No worries, I don't take it as combative. To be clear, I'm not trying to shame anyone who decides that they can't Open Source something they make. There are positives and negatives to these approaches. I'm also not trying to say that there aren't reasonably ethical, proprietary, Source Available licenses out there.
I still use Aseprite, in part because its license terms are very good, even for a Source Available application. In the art world, some of the Creative Commons licenses are far more restrictive than any Open Source code license could ever be. I don't think the Creative Commons licenses are unethical.
That out of the way:
> Can you name a single example of this happening?
Your own example is quite good.
> we have examples like AWS offering best-in-class hosted MongoDB that the mongo guys could never compete with, no matter how hard they try.
There are two ways of looking at this. One of them is that by outcompeting Mongo, AWS is making it harder to maintain the core software. That's a negative. However, it doesn't mean that the alternative wouldn't also have drawbacks.
The other way of looking at it is that in a world where AWS couldn't Freely build hosting services on top of Mongo, we would be losing out on a best-in-class Mongo hosting solution that the Mongo maintainers could never provide at the same level of quality and reliability. The entire Mongo ecosystem would be worse, because (frankly) the Mongo team is not as good at SaaS as Amazon is.
Sure, Amazon could license the software under separate terms. They can license Oracle Database too. But in both cases, the core license isn't Free (Libre).
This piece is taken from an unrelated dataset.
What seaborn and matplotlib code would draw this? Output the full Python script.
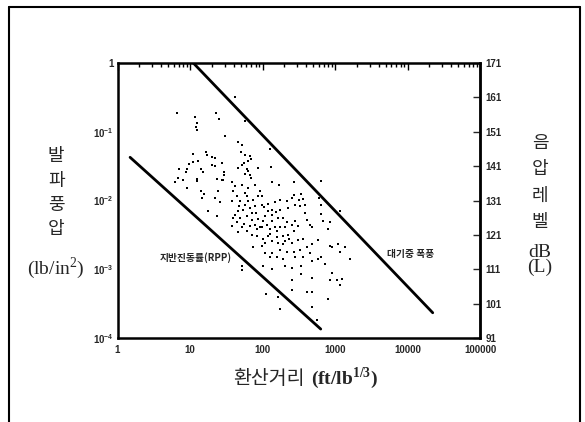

We're now in a situation where companies are competing on contracts, not just on on hosting, and we're now in a situation where the Mongo maintainers can leverage prices or exclusivity to change how the market looks.
Jumping back the the example of Matrix: yes, Matrix is a protocol. But it's also an Open server implementation (Synapse) that anyone can host for commercial purposes. Having Open server implementations means that what hosts are competing on isn't "who can implement the protocol best", or "who can secure the best licensing agreement". It's just "who can provide good hosting and customer service". The organization behind Matrix does provide their own Synapse hosting, but their explicit goal is that eventually their service will be outcompeted and die.
I would contend that supporting that kind of ecosystem matters for a heck of a lot more than 0.1% of developers. 99.9% of developers are not hosting their own Mongo instance. They're taking advantage of the market. Unless you're planning on rolling your own cloud for every SaaS product you ever launch, the market matters. Every developer who uses a 3rd-party cloud to host their stuff (ie most of them) benefits from companies like Amazon being able to freely offer hosting.
This might sound like a technicality, but it's the same reason why a lot of other things matter in Open Source. I have never read the Linux kernel source code, but the fact that other people have makes me trust it more. I've never compiled a custom kernel, but the fact that other people have means I can get custom kernels for obscure hardware. I have never started a commercial Postgresql hosting service, but the fact that other people have gives me confidence that I will always be able to find a quality Postgresql service when I need hosting for my own projects.
Of course, that Open market has downsides in that there are fewer people funding the software. But those are the same downsides we see in many other core attributes of Open Source. Being able to freely compile and distribute programs has the obvious downside that in practical terms, it is very hard to sell your stuff, regardless of what Richard Stallman would claim.
My goal is not to demonize people who say, "giving up an Open competitive market is a fair tradeoff for supporting core software." My goal is not to demonize people who say, "if I release my game/tool/library as Free (Libre), I won't be able to support myself." I think those are reasonable concerns.
But at the same time, I would challenge you -- if Amazon's ability to host Mongo doesn't matter to 99.9% of developers, why is Amazon making so much money from this? Why are developers choosing AWS over Mongo's SaaS offerings? I would argue that the answer is that AWS is genuinely providing a tangible value to a huge number of programmers, and that those programmers really do care about being able to access 3rd-party hosts offering that kind of value.